Ruler of Dalmatia
- Reign: 9 May 480 – 481/482
- Predecessor: Julius Nepos
- Successor: Odoacer (incorporated into Kingdom of Italy)
- Died: 27 November or 9 December 481 or 482 Dalmatia

= Ovida =

Late Roman warlord in Dalmatia

Ovida or Odiva (died 481/482) was a late Western Roman general and warlord of likely Gothic origin and the last Roman ruler of Dalmatia. Ovida initially served Julius Nepos, ruler of Roman Dalmatia and later western Roman emperor in Italy from 474 to 475. After being usurped in 475, Nepos continued to claim the imperial title in exile in Dalmatia, supported by the Eastern Roman Empire, but he was murdered by Ovida and another general, Viator, in 480. Upon his death, Ovida became the ruler of Dalmatia, a position he held until he was defeated and killed by Odoacer, the first barbarian King of Italy, in 481 or 482.

== Background ==
Ovida or Odiva (different sources use different spellings) was a comes who served under Julius Nepos. Based on his name, he was of Germanic, presumably Gothic, origin. Nepos was the Roman provincial ruler of Dalmatia under the title magister militum Dalmatiae, having succeeded his uncle Marcellinus. In 474, Nepos became the western Roman emperor, but he was driven out of Italy in 475, returning to Dalmatia. While in exile in Dalmatia, Nepos continued to claim the imperial title, and was supported as the legitimate western emperor by the Eastern Roman Empire.

For unknown reasons, Ovida and another Germanic general, Viator, murdered Nepos on 9 May 480, near Salona. Perhaps the murder was instigated by Glycerius, Nepos' predecessor as western emperor, whom Nepos had deposed and made bishop of Salona, or perhaps it was motivated by unwillingness to partake in Nepos' planned reconquest of Italy.

== Ruler of Dalmatia ==
After Nepos' murder, Ovida became the ruler of Dalmatia. Some modern historians, such as Wolf Liebeschuetz, describe Ovida's position as a warlord.

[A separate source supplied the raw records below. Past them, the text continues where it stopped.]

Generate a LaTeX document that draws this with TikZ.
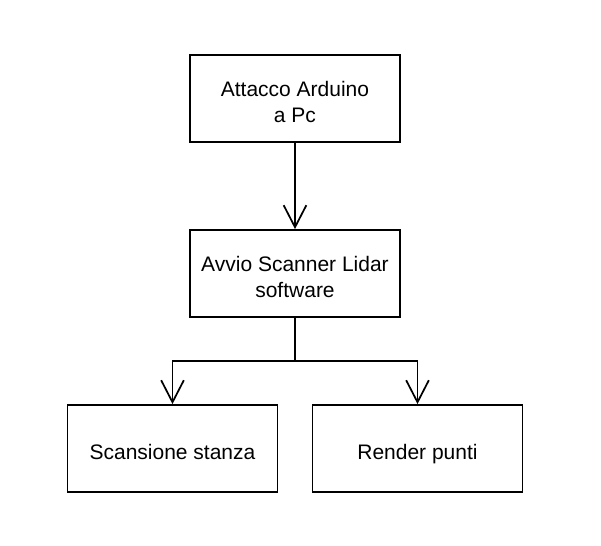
\documentclass[tikz,border=0pt]{standalone}
\usepackage{fontspec}
\setmainfont{Liberation Sans}
\usetikzlibrary{arrows.meta}
\begin{document}
\begin{tikzpicture}[x=0.75pt,y=-0.75pt,
  box/.style={draw, line width=1.3pt, minimum width=157.5pt, minimum height=65.25pt, inner sep=0pt},
  txt/.style={align=center, inner sep=0pt, font=\fontsize{15.75}{18.9}\selectfont},
  conn/.style={line width=1.3pt, -{Straight Barb[length=16.5pt,width=17pt,line width=1.3pt]}}]
\useasboundingbox (0,0) rectangle (601,546);
\node[box] (a) at (295,98.5) {};
\node[box] (b) at (295,273.5) {};
\node[box] (c) at (172.5,448.5) {};
\node[box] (d) at (417.5,448.5) {};
\node[txt] (ta) at (295,102) {Attacco Arduino\\a Pc};
\node[txt] (tb) at (295,277) {Avvio Scanner Lidar\\software};
\node[txt, anchor=base] (tc) at (172.5,459.5) {Scansione stanza};
\node[txt, anchor=base] (td) at (417.5,459.5) {Render punti};
\coordinate (j) at (295,361);
\draw[conn] (a) -- (b);
\draw[conn] (b.south) -- (j) -| (c.north);
\draw[conn] (b.south) -- (j) -| (d.north);
\end{tikzpicture}
\end{document}
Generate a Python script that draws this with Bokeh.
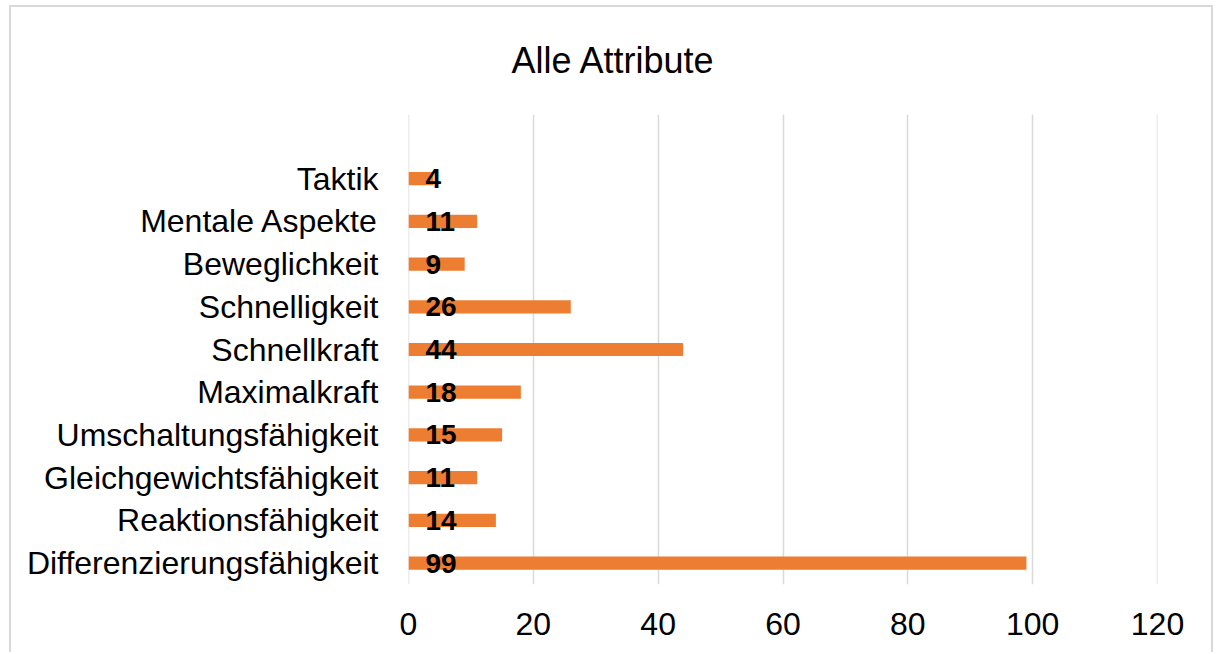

No coinage minted under Ovida has been securely identified, but it is possible that some western coins minted in Zeno's name were minted in Dalmatia, possibly under Ovida, which, if true, indicates that Ovida accepted Zeno as his new sovereign after Nepos' death. Ovida's rule in Dalmatia was not accepted by Odoacer, who had deposed Nepos' successor in Italy, Romulus Augustulus, and become the first king of Italy. Odoacer thus invaded Dalmatia. The date of Odoacer's invasion and Ovida's defeat is not certain, as different sources provide different dates, but he ruled for at least a year and a half. Ovida was defeated and put to death by Odoacer on either 27 November or 9 December, in either 481 or 482.